Сначала – несколько рабочих дефиниций. Исходной способностью будем считать представление, т. е. способность отреагировать на внешний сигнал выстраиванием в нашем сознании образа, который своей интерпретацией соответствует внешнему импульсу. (Пространственный и нарративный образы нас здесь интересуют прежде всего, хотя акустический и даже чисто сенситивный образы также нельзя упускать из внимания.) Частный, но важный случай представления – это воображение, создающее образ независимо от присутствия или отсутствия предмета. Частный случай воображения – это фантазия, которая строит свою предметность независимо от «адекватной» картины мира, хотя и по правилам создания предметности, т. е. освобождаясь, так сказать, от ответственности перед внешней реальностью. Метафора в арсенале свободного воображения – один из самых креативных инструментов. Как и все человеческие способности, фантазия, при всей своей свободе, связана с выполнением определенных правил. Во-первых, фантазия подчиняется материалу: я могу представить что угодно, но я должен это делать из наличных элементов психики. Второе ограничение фантазии: она подчиняется правилам коммуникации. Как только я хочу свою фантазию сообщить кому-то, а тем более вывести ее на культурный рынок, форум, она начинает подчиняться законам коммуникационного пространства. То есть передаваемо то, что может заинтересовать других; то, что может быть ими понято; то что может их впечатлить. Обычно такой эффект обеспечивается тем, что сам фантазирующий что-то достаточно глубоко переживает и реагирует на это. Но здесь наша власть над фантазией не беспредельна. Я могу что-то придумать, но я не могу чувствовать то, что я хочу чувствовать. Именно поэтому фантазия – хороший индикатор того, что происходит в культуре. Она показывает, в каких случаях срабатывает интерес коммуникационного пространства, в каких нет, а в некоторых – высвечивает своей динамикой принципиальные культурные конфликты.
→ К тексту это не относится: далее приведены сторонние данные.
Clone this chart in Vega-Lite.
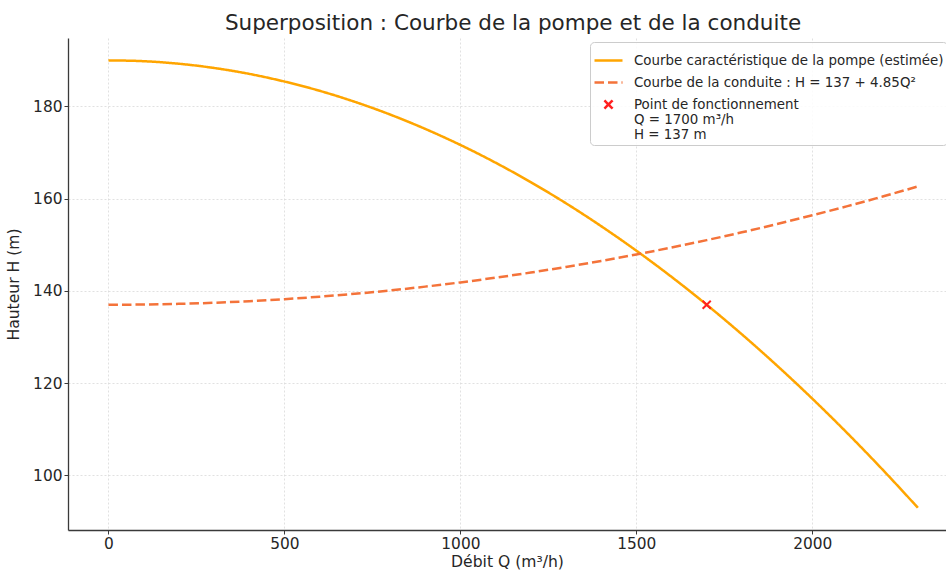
{
  "$schema": "https://vega.github.io/schema/vega-lite/v6.json",
  "width": 878,
  "height": 492,
  "autosize": {"type": "none"},
  "padding": {"left": 68, "top": 38, "right": 0, "bottom": 42},
  "background": "white",
  "title": {"text": "Superposition : Courbe de la pompe et de la conduite", "fontSize": 21.5, "fontWeight": "normal", "font": "DejaVu Sans", "color": "#262626", "dx": 6, "offset": 4},
  "config": {
    "view": {"stroke": null},
    "font": "DejaVu Sans",
    "axis": {"domainColor": "#3a3a3a", "domainWidth": 1.3, "tickColor": "#3a3a3a", "tickSize": 4, "labelFontSize": 15.4, "labelColor": "#262626", "labelFont": "DejaVu Sans", "titleFont": "DejaVu Sans", "titleFontSize": 15.6, "titleFontWeight": "normal", "titleColor": "#262626", "gridColor": "#d9d9d9", "gridDash": [2, 2], "gridWidth": 0.8, "labelPadding": 2}
  },
  "datasets": {
    "courbes": [
      {"Q": 0, "H": 190.0, "serie": "Courbe caractéristique de la pompe (estimée)"},
      {"Q": 100, "H": 189.82, "serie": "Courbe caractéristique de la pompe (estimée)"},
      {"Q": 200, "H": 189.27, "serie": "Courbe caractéristique de la pompe (estimée)"},
      {"Q": 300, "H": 188.35, "serie": "Courbe caractéristique de la pompe (estimée)"},
      {"Q": 400, "H": 187.07, "serie": "Courbe caractéristique de la pompe (estimée)"},
      {"Q": 500, "H": 185.41, "serie": "Courbe caractéristique de la pompe (estimée)"},
      {"Q": 600, "H": 183.40, "serie": "Courbe caractéristique de la pompe (estimée)"},
      {"Q": 700, "H": 181.01, "serie": "Courbe caractéristique de la pompe (estimée)"},
      {"Q": 800, "H": 178.26, "serie": "Courbe caractéristique de la pompe (estimée)"},
      {"Q": 900, "H": 175.14, "serie": "Courbe caractéristique de la pompe (estimée)"},
      {"Q": 1000, "H": 171.66, "serie": "Courbe caractéristique de la pompe (estimée)"},
      {"Q": 1100, "H": 167.81, "serie": "Courbe caractéristique de la pompe (estimée)"},
      {"Q": 1200, "H": 163.59, "serie": "Courbe caractéristique de la pompe (estimée)"},
      {"Q": 1300, "H": 159.01, "serie": "Courbe caractéristique de la pompe (estimée)"},
      {"Q": 1400, "H": 154.05, "serie": "Courbe caractéristique de la pompe (estimée)"},
      {"Q": 1500, "H": 148.73, "serie": "Courbe caractéristique de la pompe (estimée)"},
      {"Q": 1600, "H": 143.05, "serie": "Courbe caractéristique de la pompe (estimée)"},
      {"Q": 1700, "H": 137.0, "serie": "Courbe caractéristique de la pompe (estimée)"},
      {"Q": 1800, "H": 130.58, "serie": "Courbe caractéristique de la pompe (estimée)"},
      {"Q": 1900, "H": 123.79, "serie": "Courbe caractéristique de la pompe (estimée)"},
      {"Q": 2000, "H": 116.64, "serie": "Courbe caractéristique de la pompe (estimée)"},
      {"Q": 2100, "H": 109.12, "serie": "Courbe caractéristique de la pompe (estimée)"},
      {"Q": 2200, "H": 101.23, "serie": "Courbe caractéristique de la pompe (estimée)"},
      {"Q": 2300, "H": 92.98, "serie": "Courbe caractéristique de la pompe (estimée)"},
      {"Q": 0, "H": 137.0, "serie": "Courbe de la conduite : H = 137 + 4.85Q²"},
      {"Q": 100, "H": 137.05, "serie": "Courbe de la conduite : H = 137 + 4.85Q²"},
      {"Q": 200, "H": 137.19, "serie": "Courbe de la conduite : H = 137 + 4.85Q²"},
      {"Q": 300, "H": 137.44, "serie": "Courbe de la conduite : H = 137 + 4.85Q²"},
      {"Q": 400, "H": 137.78, "serie": "Courbe de la conduite : H = 137 + 4.85Q²"},
      {"Q": 500, "H": 138.21, "serie": "Courbe de la conduite : H = 137 + 4.85Q²"},
      {"Q": 600, "H": 138.75, "serie": "Courbe de la conduite : H = 137 + 4.85Q²"},
      {"Q": 700, "H": 139.38, "serie": "Courbe de la conduite : H = 137 + 4.85Q²"},
      {"Q": 800, "H": 140.10, "serie": "Courbe de la conduite : H = 137 + 4.85Q²"},
      {"Q": 900, "H": 140.93, "serie": "Courbe de la conduite : H = 137 + 4.85Q²"},
      {"Q": 1000, "H": 141.85, "serie": "Courbe de la conduite : H = 137 + 4.85Q²"},
      {"Q": 1100, "H": 142.87, "serie": "Courbe de la conduite : H = 137 + 4.85Q²"},
      {"Q": 1200, "H": 143.98, "serie": "Courbe de la conduite : H = 137 + 4.85Q²"},
      {"Q": 1300, "H": 145.20, "serie": "Courbe de la conduite : H = 137 + 4.85Q²"},
      {"Q": 1400, "H": 146.51, "serie": "Courbe de la conduite : H = 137 + 4.85Q²"},
      {"Q": 1500, "H": 147.91, "serie": "Courbe de la conduite : H = 137 + 4.85Q²"},
      {"Q": 1600, "H": 149.42, "serie": "Courbe de la conduite : H = 137 + 4.85Q²"},
      {"Q": 1700, "H": 151.02, "serie": "Courbe de la conduite : H = 137 + 4.85Q²"},
      {"Q": 1800, "H": 152.71, "serie": "Courbe de la conduite : H = 137 + 4.85Q²"},
      {"Q": 1900, "H": 154.51, "serie": "Courbe de la conduite : H = 137 + 4.85Q²"},
      {"Q": 2000, "H": 156.40, "serie": "Courbe de la conduite : H = 137 + 4.85Q²"},
      {"Q": 2100, "H": 158.39, "serie": "Courbe de la conduite : H = 137 + 4.85Q²"},
      {"Q": 2200, "H": 160.47, "serie": "Courbe de la conduite : H = 137 + 4.85Q²"},
      {"Q": 2300, "H": 162.66, "serie": "Courbe de la conduite : H = 137 + 4.85Q²"}
    ],
    "point": [
      {"Q": 1700, "H": 137, "serie": "Point de fonctionnement|Q = 1700 m³/h|H = 137 m"}
    ]
  },
  "layer": [
    {
      "data": {"name": "courbes"},
      "mark": {"type": "line", "strokeWidth": 2.5, "interpolate": "monotone"},
      "encoding": {
        "x": {"field": "Q", "type": "quantitative", "scale": {"domain": [-115, 2380], "nice": false, "zero": false}, "axis": {"values": [0, 500, 1000, 1500, 2000], "format": "d", "title": "Débit Q (m³/h)", "titlePadding": 3, "grid": true}},
        "y": {"field": "H", "type": "quantitative", "scale": {"domain": [88.15, 194.85], "nice": false, "zero": false}, "axis": {"values": [100, 120, 140, 160, 180], "format": "d", "title": "Hauteur H (m)", "titlePadding": 11, "grid": true}},
        "color": {
          "field": "serie", "type": "nominal",
          "scale": {"domain": ["Courbe caractéristique de la pompe (estimée)", "Courbe de la conduite : H = 137 + 4.85Q²", "Point de fonctionnement|Q = 1700 m³/h|H = 137 m"], "range": ["#ffa500", "#f4733a", "#ff2020"]},
          "legend": {
            "title": null,
            "orient": "none",
            "legendX": 522,
            "legendY": 4,
            "labelExpr": "split(datum.label, '|')",
            "labelFontSize": 13.4,
            "labelFont": "DejaVu Sans",
            "labelColor": "#262626",
            "labelLimit": 0,
            "labelOffset": 10,
            "rowPadding": -4,
            "padding": 3,
            "strokeColor": "#cccccc",
            "fillColor": "rgba(255,255,255,0.85)",
            "cornerRadius": 4,
            "symbolSize": 784,
            "symbolStrokeWidth": 2.5
          }
        },
        "strokeDash": {
          "field": "serie", "type": "nominal",
          "scale": {"domain": ["Courbe caractéristique de la pompe (estimée)", "Courbe de la conduite : H = 137 + 4.85Q²", "Point de fonctionnement|Q = 1700 m³/h|H = 137 m"], "range": [[1, 0], [9.5, 4], [1, 0]]},
          "legend": {"title": null}
        }
      }
    },
    {
      "data": {"name": "point"},
      "mark": {"type": "point", "size": 784, "strokeWidth": 2, "filled": false, "opacity": 1},
      "encoding": {
        "x": {"field": "Q", "type": "quantitative"},
        "y": {"field": "H", "type": "quantitative"},
        "color": {"field": "serie", "type": "nominal"},
        "shape": {
          "field": "serie", "type": "nominal",
          "scale": {"domain": ["Courbe caractéristique de la pompe (estimée)", "Courbe de la conduite : H = 137 + 4.85Q²", "Point de fonctionnement|Q = 1700 m³/h|H = 137 m"], "range": ["stroke", "stroke", "M-0.29,-0.29L0.29,0.29M-0.29,0.29L0.29,-0.29"]},
          "legend": {"title": null}
        }
      }
    }
  ]
}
Попробуем взглянуть в этом аспекте на историю диалога рациональности и фантазии в XVIII в., в эпоху их наибольшего противостояния. Как мы знаем, ответом на рационалистическую программу Просвещения стал неожиданный контрудар фантазии, которая породила в XVIII в. разветвленное древо фантастических жанров, квазинаучных теорий, концептов, образов, настроений и прочих культурных игр. Есть ли система в этом «безумии» и можно ли прочитать фикциональный «текст» XVIII в. как логическое целое? Стоит отметить историческую точку отсчета, которая обозначает начало конфликта. Точнее говоря, отрезок времени от проповеди Савонаролы до выступления Лютера, выявивший невозможность беспроблемной эволюции всей той чувственной образности, которая расцвела в позднем Средневековье. И светская культура, и католическая церковь отвечают на иконоборческий вызов протестантизма, стремясь легитимизировать фантазию, но одновременно – найти для нее способы некоторого укрощения. XVI в. – один из самых «фантазийных» в истории Европы: это настоящий вулкан фантазии и в непосредственном чувственном виде, и в сложных стилевых трансформациях. Уже в этот период мы видим, как проступает сюжет будущего столкновения рациональности с воображением. С одной стороны, можно говорить о том, что формула синтеза рассудка и фантазии найдена. Чувственное воображение освобождается от ренессансного канона воплощенной идеи (канона, исчерпанного эпохой Рафаэля), и вместе с ним раскрепощается субъективная свобода художника; рацио в свою очередь освобождается от миметических обязанностей по отношению к природе. Образность вообще и фантазия в частности берут на себя роль чувственной репрезентации рационального, и метафора становится ключевым приемом этой функции. С другой же стороны, у этих временных союзников появляется тяга к самодостаточности, желание превратить эллипс в окружность: намечаются линии разрыва. Так, в парадигме маньеризма[66]66
См. о ее культурном значении: Гайденко П.П. Волюнтативная метафизика и новоевропейская культура // Три подхода к изучению культуры. М., 1997.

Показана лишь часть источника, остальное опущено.